— Begin —

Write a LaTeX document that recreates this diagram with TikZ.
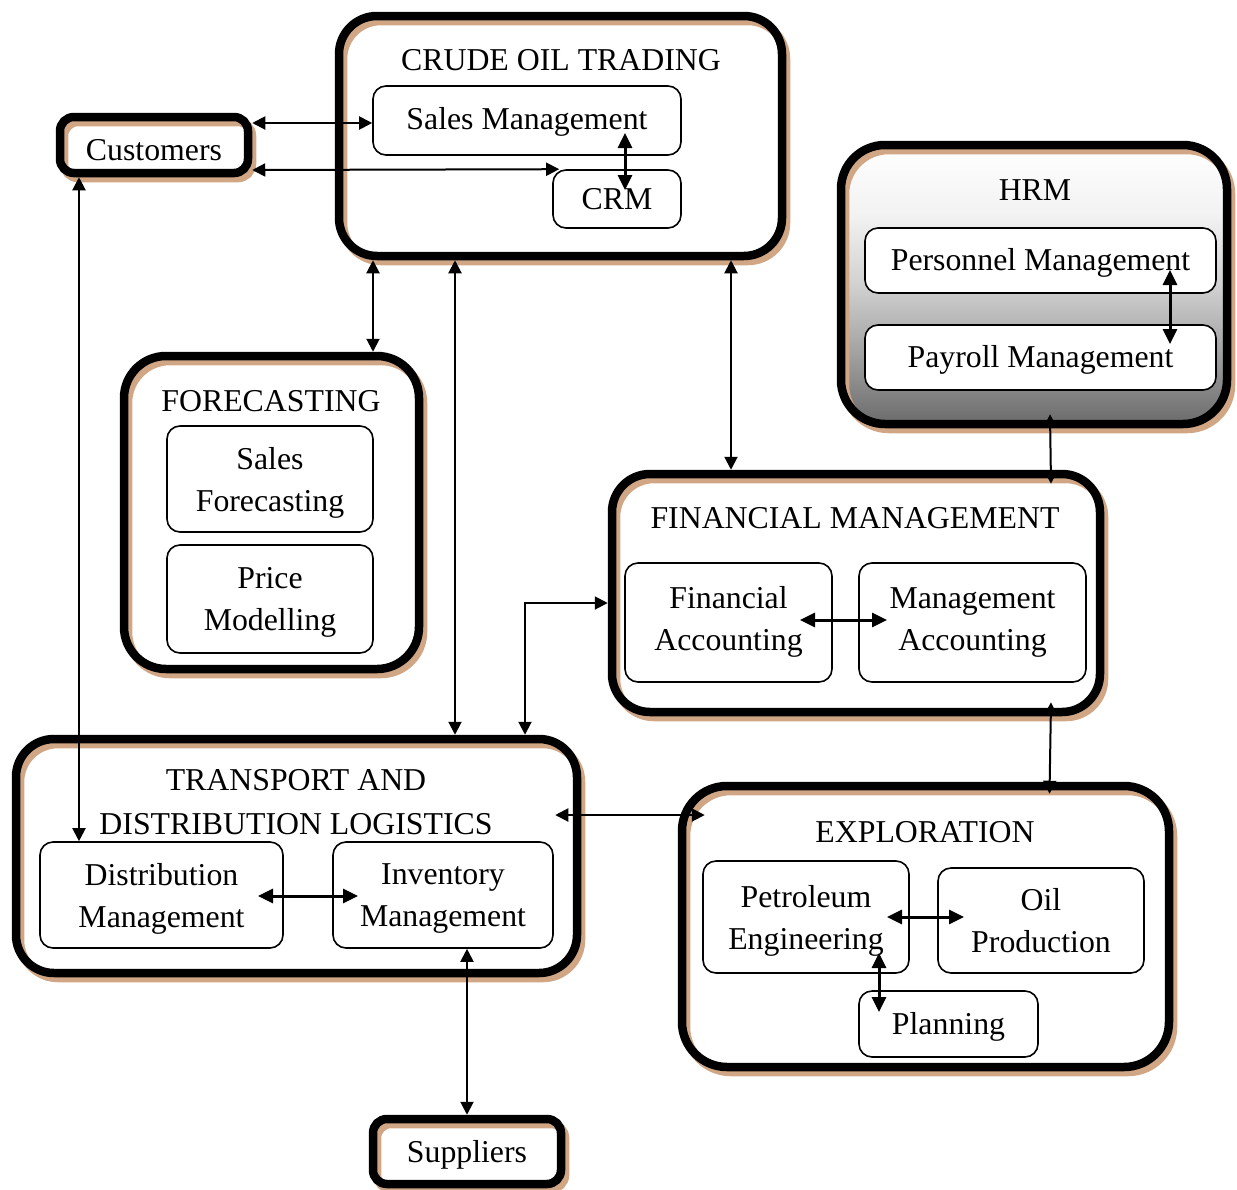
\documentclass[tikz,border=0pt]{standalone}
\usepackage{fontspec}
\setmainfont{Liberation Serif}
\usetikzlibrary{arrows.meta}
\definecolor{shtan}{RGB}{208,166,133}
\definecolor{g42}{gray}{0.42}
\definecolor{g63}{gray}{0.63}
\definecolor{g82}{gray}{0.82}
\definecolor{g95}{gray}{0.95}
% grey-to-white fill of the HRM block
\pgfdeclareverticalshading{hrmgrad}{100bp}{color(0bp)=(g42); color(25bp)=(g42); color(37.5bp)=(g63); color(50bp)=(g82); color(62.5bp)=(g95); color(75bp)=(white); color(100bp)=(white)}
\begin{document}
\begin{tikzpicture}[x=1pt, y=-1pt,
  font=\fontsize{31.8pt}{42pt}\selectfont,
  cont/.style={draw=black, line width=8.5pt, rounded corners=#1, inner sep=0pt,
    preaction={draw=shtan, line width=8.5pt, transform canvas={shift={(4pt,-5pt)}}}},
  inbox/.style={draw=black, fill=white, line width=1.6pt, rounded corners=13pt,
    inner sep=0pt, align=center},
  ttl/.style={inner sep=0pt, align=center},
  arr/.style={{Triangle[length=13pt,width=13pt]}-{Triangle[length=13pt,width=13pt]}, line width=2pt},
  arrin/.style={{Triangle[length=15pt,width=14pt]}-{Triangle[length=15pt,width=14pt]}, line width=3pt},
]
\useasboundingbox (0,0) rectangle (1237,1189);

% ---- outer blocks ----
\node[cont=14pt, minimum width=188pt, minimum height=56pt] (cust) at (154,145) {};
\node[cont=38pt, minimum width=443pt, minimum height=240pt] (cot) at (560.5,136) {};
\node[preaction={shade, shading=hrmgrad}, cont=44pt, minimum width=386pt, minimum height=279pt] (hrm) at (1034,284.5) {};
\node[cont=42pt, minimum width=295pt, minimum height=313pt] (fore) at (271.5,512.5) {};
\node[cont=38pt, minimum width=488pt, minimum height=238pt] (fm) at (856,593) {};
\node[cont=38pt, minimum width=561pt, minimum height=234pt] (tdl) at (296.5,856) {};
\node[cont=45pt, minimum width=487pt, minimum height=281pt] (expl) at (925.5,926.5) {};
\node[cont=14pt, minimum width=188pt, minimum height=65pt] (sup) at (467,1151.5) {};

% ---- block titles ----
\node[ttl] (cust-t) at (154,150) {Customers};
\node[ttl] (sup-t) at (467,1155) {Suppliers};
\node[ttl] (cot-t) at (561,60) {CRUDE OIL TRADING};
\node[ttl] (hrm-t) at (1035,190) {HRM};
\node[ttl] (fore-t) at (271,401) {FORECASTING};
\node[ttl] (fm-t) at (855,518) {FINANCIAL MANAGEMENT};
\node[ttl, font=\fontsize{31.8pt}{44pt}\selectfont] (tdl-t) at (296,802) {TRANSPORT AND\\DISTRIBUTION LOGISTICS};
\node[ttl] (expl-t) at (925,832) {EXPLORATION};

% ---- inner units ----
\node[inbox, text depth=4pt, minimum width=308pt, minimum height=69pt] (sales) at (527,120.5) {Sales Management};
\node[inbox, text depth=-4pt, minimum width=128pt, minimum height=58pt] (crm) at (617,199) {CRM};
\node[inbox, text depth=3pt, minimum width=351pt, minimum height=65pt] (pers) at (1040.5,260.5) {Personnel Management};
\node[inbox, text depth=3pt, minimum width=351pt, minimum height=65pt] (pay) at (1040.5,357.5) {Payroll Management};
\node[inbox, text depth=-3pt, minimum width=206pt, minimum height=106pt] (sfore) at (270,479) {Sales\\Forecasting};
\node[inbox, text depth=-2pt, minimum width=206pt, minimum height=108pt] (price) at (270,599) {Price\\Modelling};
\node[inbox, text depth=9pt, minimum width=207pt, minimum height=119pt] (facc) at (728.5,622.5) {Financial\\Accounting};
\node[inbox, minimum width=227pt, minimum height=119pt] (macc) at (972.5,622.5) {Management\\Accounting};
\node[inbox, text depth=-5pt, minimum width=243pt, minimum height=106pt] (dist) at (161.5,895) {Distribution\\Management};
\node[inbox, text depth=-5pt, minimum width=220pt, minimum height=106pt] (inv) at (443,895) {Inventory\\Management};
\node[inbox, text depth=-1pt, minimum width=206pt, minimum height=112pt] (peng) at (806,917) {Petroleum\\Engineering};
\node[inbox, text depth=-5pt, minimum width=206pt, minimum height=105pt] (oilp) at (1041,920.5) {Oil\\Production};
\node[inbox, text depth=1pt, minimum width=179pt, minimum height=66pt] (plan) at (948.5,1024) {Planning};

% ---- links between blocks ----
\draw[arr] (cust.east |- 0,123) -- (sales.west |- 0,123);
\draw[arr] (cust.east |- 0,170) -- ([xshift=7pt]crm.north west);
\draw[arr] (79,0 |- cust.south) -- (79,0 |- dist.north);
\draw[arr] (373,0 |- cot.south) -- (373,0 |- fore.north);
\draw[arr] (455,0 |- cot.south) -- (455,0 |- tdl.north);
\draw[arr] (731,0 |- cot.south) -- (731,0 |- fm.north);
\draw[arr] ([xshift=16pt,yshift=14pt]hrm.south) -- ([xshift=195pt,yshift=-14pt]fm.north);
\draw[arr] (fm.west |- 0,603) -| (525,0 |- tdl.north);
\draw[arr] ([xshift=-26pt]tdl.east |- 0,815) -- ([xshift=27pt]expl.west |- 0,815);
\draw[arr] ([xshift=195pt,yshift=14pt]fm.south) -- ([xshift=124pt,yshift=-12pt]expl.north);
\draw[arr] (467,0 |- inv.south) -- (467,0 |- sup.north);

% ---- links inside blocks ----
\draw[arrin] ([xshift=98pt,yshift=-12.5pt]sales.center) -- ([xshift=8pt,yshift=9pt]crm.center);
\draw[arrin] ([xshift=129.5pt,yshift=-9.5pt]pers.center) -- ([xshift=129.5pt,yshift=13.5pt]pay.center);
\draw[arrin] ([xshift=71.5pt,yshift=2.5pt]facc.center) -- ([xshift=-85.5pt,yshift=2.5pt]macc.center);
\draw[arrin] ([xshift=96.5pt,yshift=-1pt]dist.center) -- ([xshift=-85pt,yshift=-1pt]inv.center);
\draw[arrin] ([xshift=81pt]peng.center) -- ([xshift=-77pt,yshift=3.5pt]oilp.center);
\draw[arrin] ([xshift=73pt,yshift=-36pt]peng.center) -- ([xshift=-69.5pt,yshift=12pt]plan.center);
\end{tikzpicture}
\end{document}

— End —

(GOAL)
Your task is to return the lines above, from the first one up to and including the line containing "(0,0) rectangle (1237,1189);", minus any pictures.

(SOLUTION TO THE EXERCISE)
Write a LaTeX document that recreates this diagram with TikZ.
\documentclass[tikz,border=0pt]{standalone}
\usepackage{fontspec}
\setmainfont{Liberation Serif}
\usetikzlibrary{arrows.meta}
\definecolor{shtan}{RGB}{208,166,133}
\definecolor{g42}{gray}{0.42}
\definecolor{g63}{gray}{0.63}
\definecolor{g82}{gray}{0.82}
\definecolor{g95}{gray}{0.95}
% grey-to-white fill of the HRM block
\pgfdeclareverticalshading{hrmgrad}{100bp}{color(0bp)=(g42); color(25bp)=(g42); color(37.5bp)=(g63); color(50bp)=(g82); color(62.5bp)=(g95); color(75bp)=(white); color(100bp)=(white)}
\begin{document}
\begin{tikzpicture}[x=1pt, y=-1pt,
  font=\fontsize{31.8pt}{42pt}\selectfont,
  cont/.style={draw=black, line width=8.5pt, rounded corners=#1, inner sep=0pt,
    preaction={draw=shtan, line width=8.5pt, transform canvas={shift={(4pt,-5pt)}}}},
  inbox/.style={draw=black, fill=white, line width=1.6pt, rounded corners=13pt,
    inner sep=0pt, align=center},
  ttl/.style={inner sep=0pt, align=center},
  arr/.style={{Triangle[length=13pt,width=13pt]}-{Triangle[length=13pt,width=13pt]}, line width=2pt},
  arrin/.style={{Triangle[length=15pt,width=14pt]}-{Triangle[length=15pt,width=14pt]}, line width=3pt},
]
\useasboundingbox (0,0) rectangle (1237,1189);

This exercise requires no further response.